TASK: Omit pictures and quote the listing below line by line, from its start through the line that holds "import plotly.graph_objects as go".

DATA LINES:
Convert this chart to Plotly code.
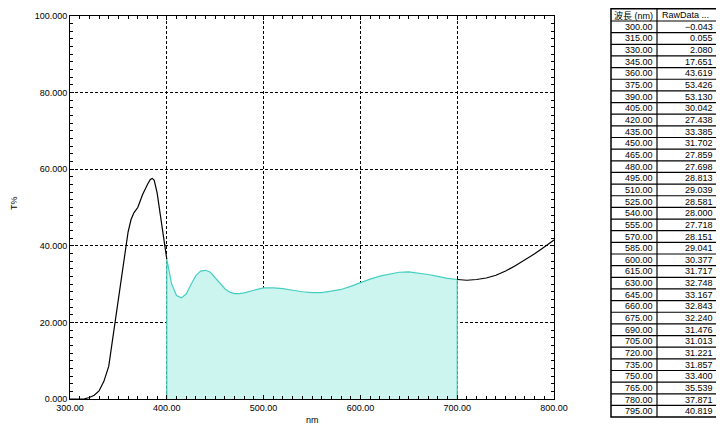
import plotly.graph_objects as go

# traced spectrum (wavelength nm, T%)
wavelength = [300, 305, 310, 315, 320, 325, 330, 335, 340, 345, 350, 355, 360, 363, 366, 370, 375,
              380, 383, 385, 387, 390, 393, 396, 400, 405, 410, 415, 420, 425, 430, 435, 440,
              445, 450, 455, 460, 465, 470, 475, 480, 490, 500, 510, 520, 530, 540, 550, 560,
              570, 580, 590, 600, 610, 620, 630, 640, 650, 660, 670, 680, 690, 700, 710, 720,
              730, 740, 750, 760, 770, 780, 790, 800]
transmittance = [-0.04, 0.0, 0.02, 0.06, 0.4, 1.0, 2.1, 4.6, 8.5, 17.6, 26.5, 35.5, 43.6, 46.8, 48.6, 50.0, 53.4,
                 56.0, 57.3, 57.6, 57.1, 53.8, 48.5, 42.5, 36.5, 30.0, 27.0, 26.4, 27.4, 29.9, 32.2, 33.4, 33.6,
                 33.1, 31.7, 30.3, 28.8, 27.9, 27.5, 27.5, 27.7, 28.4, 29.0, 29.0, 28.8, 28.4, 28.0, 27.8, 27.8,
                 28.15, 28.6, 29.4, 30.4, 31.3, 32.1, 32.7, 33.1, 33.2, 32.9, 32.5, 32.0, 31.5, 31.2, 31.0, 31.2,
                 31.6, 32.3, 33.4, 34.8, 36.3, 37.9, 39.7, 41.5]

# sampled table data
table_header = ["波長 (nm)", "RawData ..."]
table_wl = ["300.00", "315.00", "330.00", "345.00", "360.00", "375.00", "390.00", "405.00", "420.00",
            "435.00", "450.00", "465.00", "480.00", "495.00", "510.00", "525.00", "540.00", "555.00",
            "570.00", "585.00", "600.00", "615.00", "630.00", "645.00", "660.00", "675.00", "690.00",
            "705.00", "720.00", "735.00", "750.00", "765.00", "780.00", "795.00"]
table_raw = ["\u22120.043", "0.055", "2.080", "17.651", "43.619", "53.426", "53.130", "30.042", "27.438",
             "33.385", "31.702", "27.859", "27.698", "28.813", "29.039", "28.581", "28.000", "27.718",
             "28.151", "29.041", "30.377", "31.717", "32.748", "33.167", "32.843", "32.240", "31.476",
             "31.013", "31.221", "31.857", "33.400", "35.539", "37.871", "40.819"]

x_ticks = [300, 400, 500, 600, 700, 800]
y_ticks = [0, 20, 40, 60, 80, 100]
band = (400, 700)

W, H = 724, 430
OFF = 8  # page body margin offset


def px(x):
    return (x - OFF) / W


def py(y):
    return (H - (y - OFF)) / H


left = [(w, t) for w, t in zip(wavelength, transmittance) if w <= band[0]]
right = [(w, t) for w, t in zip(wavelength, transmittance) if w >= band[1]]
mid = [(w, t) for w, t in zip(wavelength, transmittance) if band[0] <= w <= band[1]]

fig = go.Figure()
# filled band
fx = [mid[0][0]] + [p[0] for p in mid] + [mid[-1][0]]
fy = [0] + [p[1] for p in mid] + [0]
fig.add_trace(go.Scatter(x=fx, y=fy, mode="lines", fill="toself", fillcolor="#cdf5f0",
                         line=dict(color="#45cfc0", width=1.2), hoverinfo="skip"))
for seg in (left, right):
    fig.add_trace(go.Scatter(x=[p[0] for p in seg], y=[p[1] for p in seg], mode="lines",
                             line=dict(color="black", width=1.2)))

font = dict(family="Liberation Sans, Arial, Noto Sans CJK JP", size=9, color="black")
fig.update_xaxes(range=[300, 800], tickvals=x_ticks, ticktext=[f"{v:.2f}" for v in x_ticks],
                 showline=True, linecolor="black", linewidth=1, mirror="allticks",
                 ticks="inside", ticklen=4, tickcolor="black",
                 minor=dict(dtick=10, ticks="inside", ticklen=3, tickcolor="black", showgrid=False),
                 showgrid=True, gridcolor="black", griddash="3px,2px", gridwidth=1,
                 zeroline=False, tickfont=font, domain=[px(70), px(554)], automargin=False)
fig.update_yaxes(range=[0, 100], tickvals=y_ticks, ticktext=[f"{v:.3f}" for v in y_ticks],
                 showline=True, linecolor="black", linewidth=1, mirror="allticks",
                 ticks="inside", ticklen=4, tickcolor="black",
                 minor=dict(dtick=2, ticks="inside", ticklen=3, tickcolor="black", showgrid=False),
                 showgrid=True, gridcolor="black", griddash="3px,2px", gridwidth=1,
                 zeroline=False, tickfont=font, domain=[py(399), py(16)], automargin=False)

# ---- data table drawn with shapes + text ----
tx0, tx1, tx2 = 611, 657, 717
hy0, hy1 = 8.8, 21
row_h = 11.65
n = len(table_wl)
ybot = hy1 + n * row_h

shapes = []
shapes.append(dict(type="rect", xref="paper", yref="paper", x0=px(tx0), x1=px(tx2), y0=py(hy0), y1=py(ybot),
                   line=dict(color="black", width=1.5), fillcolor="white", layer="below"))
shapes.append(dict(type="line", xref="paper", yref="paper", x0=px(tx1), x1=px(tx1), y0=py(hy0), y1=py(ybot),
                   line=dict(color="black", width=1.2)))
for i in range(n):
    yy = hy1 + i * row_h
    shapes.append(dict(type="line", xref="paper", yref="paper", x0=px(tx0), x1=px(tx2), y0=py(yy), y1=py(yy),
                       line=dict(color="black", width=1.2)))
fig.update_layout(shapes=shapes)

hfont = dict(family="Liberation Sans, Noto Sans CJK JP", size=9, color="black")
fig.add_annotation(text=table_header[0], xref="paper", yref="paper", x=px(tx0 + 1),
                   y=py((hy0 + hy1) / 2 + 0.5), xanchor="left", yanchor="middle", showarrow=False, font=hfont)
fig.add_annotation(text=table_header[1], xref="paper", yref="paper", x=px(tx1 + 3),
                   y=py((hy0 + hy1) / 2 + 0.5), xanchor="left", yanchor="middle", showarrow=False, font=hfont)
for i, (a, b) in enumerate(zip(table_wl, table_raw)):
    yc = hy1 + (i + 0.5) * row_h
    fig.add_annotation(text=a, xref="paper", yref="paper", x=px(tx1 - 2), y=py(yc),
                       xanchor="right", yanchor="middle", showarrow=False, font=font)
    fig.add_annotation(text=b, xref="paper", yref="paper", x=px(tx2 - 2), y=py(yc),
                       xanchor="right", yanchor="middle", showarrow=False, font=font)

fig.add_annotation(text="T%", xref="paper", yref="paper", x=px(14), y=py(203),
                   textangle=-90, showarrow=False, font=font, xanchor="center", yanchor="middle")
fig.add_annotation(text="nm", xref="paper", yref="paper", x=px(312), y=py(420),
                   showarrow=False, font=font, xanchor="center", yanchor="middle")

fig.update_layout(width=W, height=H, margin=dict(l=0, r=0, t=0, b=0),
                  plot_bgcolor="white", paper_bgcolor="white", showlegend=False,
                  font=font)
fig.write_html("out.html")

OUTPUT FOR THIS TASK:
Convert this chart to Plotly code.
import plotly.graph_objects as go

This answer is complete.